WHAT IS REQUIRED:
Reproduce the listing word for word. Skip any image.

COLLECTED MATERIAL:
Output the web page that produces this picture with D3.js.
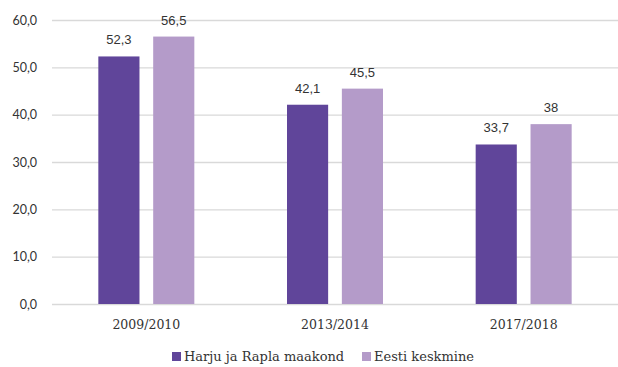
<!DOCTYPE html>
<html>
<head>
<meta charset="utf-8">
<script src="https://cdn.jsdelivr.net/npm/d3@7"></script>
<style>
  body { margin: 0; background: #fff; }
  svg { display: block; }
</style>
</head>
<body>
<script>
// Data
var periods = ["2009/2010", "2013/2014", "2017/2018"];
var seriesNames = ["Harju ja Rapla maakond", "Eesti keskmine"];
var harjuRapla = [52.3, 42.1, 33.7];
var eestiKeskmine = [56.5, 45.5, 38];
var valueLabels = [["52,3", "42,1", "33,7"], ["56,5", "45,5", "38"]];
var yTicks = [0, 10, 20, 30, 40, 50, 60];
var colors = ["#60459a", "#b49bc9"];

var svgWidth = 618, svgHeight = 367;
var margin = { top: 20, right: 0, bottom: 63, left: 52 };
var chartWidth = svgWidth - margin.left - margin.right;
var chartHeight = svgHeight - margin.top - margin.bottom;

var svg = d3.select("body").append("svg")
  .attr("width", svgWidth)
  .attr("height", svgHeight);

var chartGroup = svg.append("g")
  .attr("transform", `translate(${margin.left}, ${margin.top})`);

var xScale = d3.scaleBand().domain(periods).range([0, chartWidth]).padding(0);
var innerScale = d3.scaleBand().domain([0, 1]).range([-48, 48]).paddingInner(0.25).paddingOuter(0);
var yScale = d3.scaleLinear().domain([0, 60]).range([chartHeight, 0]);

// Gridlines + y labels
var yAxis = d3.axisLeft(yScale).tickValues(yTicks)
  .tickSize(-chartWidth)
  .tickFormat(d => d3.format(".1f")(d).replace(".", ","));

chartGroup.append("g")
  .call(yAxis)
  .call(g => g.select(".domain").remove())
  .call(g => g.selectAll(".tick line").attr("stroke", "#d9d9d9").attr("stroke-width", 1.3))
  .call(g => g.selectAll(".tick text")
    .attr("x", -15)
    .attr("fill", "#333")
    .style("font-family", "Lato, 'Open Sans', sans-serif")
    .style("font-size", "12.5px"));

// Bars
var rows = periods.map((p, i) => ({ period: p, values: [harjuRapla[i], eestiKeskmine[i]], idx: i }));

var groups = chartGroup.selectAll(".grp").data(rows).enter().append("g")
  .attr("class", "grp")
  .attr("transform", d => `translate(${xScale(d.period) + xScale.bandwidth() / 2}, 0)`);

groups.selectAll("rect")
  .data(d => d.values.map((v, s) => ({ v: v, s: s, i: d.idx })))
  .enter().append("rect")
  .attr("x", d => innerScale(d.s))
  .attr("width", innerScale.bandwidth())
  .attr("y", d => yScale(d.v))
  .attr("height", d => chartHeight - yScale(d.v))
  .attr("fill", d => colors[d.s]);

groups.selectAll(".lbl")
  .data(d => d.values.map((v, s) => ({ v: v, s: s, i: d.idx })))
  .enter().append("text")
  .attr("class", "lbl")
  .attr("x", d => innerScale(d.s) + innerScale.bandwidth() / 2)
  .attr("y", d => yScale(d.v) - 12)
  .attr("text-anchor", "middle")
  .attr("fill", "#333")
  .style("font-family", "'Liberation Sans', Arial, sans-serif")
  .style("font-size", "13px")
  .text(d => valueLabels[d.s][d.i]);

// X axis labels
var xAxis = d3.axisBottom(xScale).tickSize(0).tickPadding(16);
chartGroup.append("g")
  .attr("transform", `translate(0, ${chartHeight})`)
  .call(xAxis)
  .call(g => g.select(".domain").remove())
  .call(g => g.selectAll(".tick text")
    .attr("fill", "#333")
    .style("font-family", "'DejaVu Serif', serif")
    .style("font-size", "12.5px"));

// Legend
var legendX = [172, 362];
var legend = svg.append("g").attr("transform", "translate(0, 352)");
seriesNames.forEach(function(name, s) {
  legend.append("rect")
    .attr("x", legendX[s]).attr("y", 0)
    .attr("width", 9).attr("height", 9)
    .attr("fill", colors[s]);
  legend.append("text")
    .attr("x", legendX[s] + 12).attr("y", 9)
    .attr("fill", "#333")
    .style("font-family", "'DejaVu Serif', serif")
    .style("font-size", "13px")
    .text(name);
});
</script>
</body>
</html>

EXERCISE RESULT:
Output the web page that produces this picture with D3.js.
<!DOCTYPE html>
<html>
<head>
<meta charset="utf-8">
<script src="https://cdn.jsdelivr.net/npm/d3@7"></script>
<style>
  body { margin: 0; background: #fff; }
  svg { display: block; }
</style>
</head>
<body>
<script>
// Data
var periods = ["2009/2010", "2013/2014", "2017/2018"];
var seriesNames = ["Harju ja Rapla maakond", "Eesti keskmine"];
var harjuRapla = [52.3, 42.1, 33.7];
var eestiKeskmine = [56.5, 45.5, 38];
var valueLabels = [["52,3", "42,1", "33,7"], ["56,5", "45,5", "38"]];
var yTicks = [0, 10, 20, 30, 40, 50, 60];
var colors = ["#60459a", "#b49bc9"];

var svgWidth = 618, svgHeight = 367;
var margin = { top: 20, right: 0, bottom: 63, left: 52 };
var chartWidth = svgWidth - margin.left - margin.right;
var chartHeight = svgHeight - margin.top - margin.bottom;

var svg = d3.select("body").append("svg")
  .attr("width", svgWidth)
  .attr("height", svgHeight);

var chartGroup = svg.append("g")
  .attr("transform", `translate(${margin.left}, ${margin.top})`);

var xScale = d3.scaleBand().domain(periods).range([0, chartWidth]).padding(0);
var innerScale = d3.scaleBand().domain([0, 1]).range([-48, 48]).paddingInner(0.25).paddingOuter(0);
var yScale = d3.scaleLinear().domain([0, 60]).range([chartHeight, 0]);

// Gridlines + y labels
var yAxis = d3.axisLeft(yScale).tickValues(yTicks)
  .tickSize(-chartWidth)
  .tickFormat(d => d3.format(".1f")(d).replace(".", ","));

chartGroup.append("g")
  .call(yAxis)
  .call(g => g.select(".domain").remove())
  .call(g => g.selectAll(".tick line").attr("stroke", "#d9d9d9").attr("stroke-width", 1.3))
  .call(g => g.selectAll(".tick text")
    .attr("x", -15)
    .attr("fill", "#333")
    .style("font-family", "Lato, 'Open Sans', sans-serif")
    .style("font-size", "12.5px"));

// Bars
var rows = periods.map((p, i) => ({ period: p, values: [harjuRapla[i], eestiKeskmine[i]], idx: i }));

var groups = chartGroup.selectAll(".grp").data(rows).enter().append("g")
  .attr("class", "grp")
  .attr("transform", d => `translate(${xScale(d.period) + xScale.bandwidth() / 2}, 0)`);

groups.selectAll("rect")
  .data(d => d.values.map((v, s) => ({ v: v, s: s, i: d.idx })))
  .enter().append("rect")
  .attr("x", d => innerScale(d.s))
  .attr("width", innerScale.bandwidth())
  .attr("y", d => yScale(d.v))
  .attr("height", d => chartHeight - yScale(d.v))
  .attr("fill", d => colors[d.s]);

groups.selectAll(".lbl")
  .data(d => d.values.map((v, s) => ({ v: v, s: s, i: d.idx })))
  .enter().append("text")
  .attr("class", "lbl")
  .attr("x", d => innerScale(d.s) + innerScale.bandwidth() / 2)
  .attr("y", d => yScale(d.v) - 12)
  .attr("text-anchor", "middle")
  .attr("fill", "#333")
  .style("font-family", "'Liberation Sans', Arial, sans-serif")
  .style("font-size", "13px")
  .text(d => valueLabels[d.s][d.i]);

// X axis labels
var xAxis = d3.axisBottom(xScale).tickSize(0).tickPadding(16);
chartGroup.append("g")
  .attr("transform", `translate(0, ${chartHeight})`)
  .call(xAxis)
  .call(g => g.select(".domain").remove())
  .call(g => g.selectAll(".tick text")
    .attr("fill", "#333")
    .style("font-family", "'DejaVu Serif', serif")
    .style("font-size", "12.5px"));

// Legend
var legendX = [172, 362];
var legend = svg.append("g").attr("transform", "translate(0, 352)");
seriesNames.forEach(function(name, s) {
  legend.append("rect")
    .attr("x", legendX[s]).attr("y", 0)
    .attr("width", 9).attr("height", 9)
    .attr("fill", colors[s]);
  legend.append("text")
    .attr("x", legendX[s] + 12).attr("y", 9)
    .attr("fill", "#333")
    .style("font-family", "'DejaVu Serif', serif")
    .style("font-size", "13px")
    .text(name);
});
</script>
</body>
</html>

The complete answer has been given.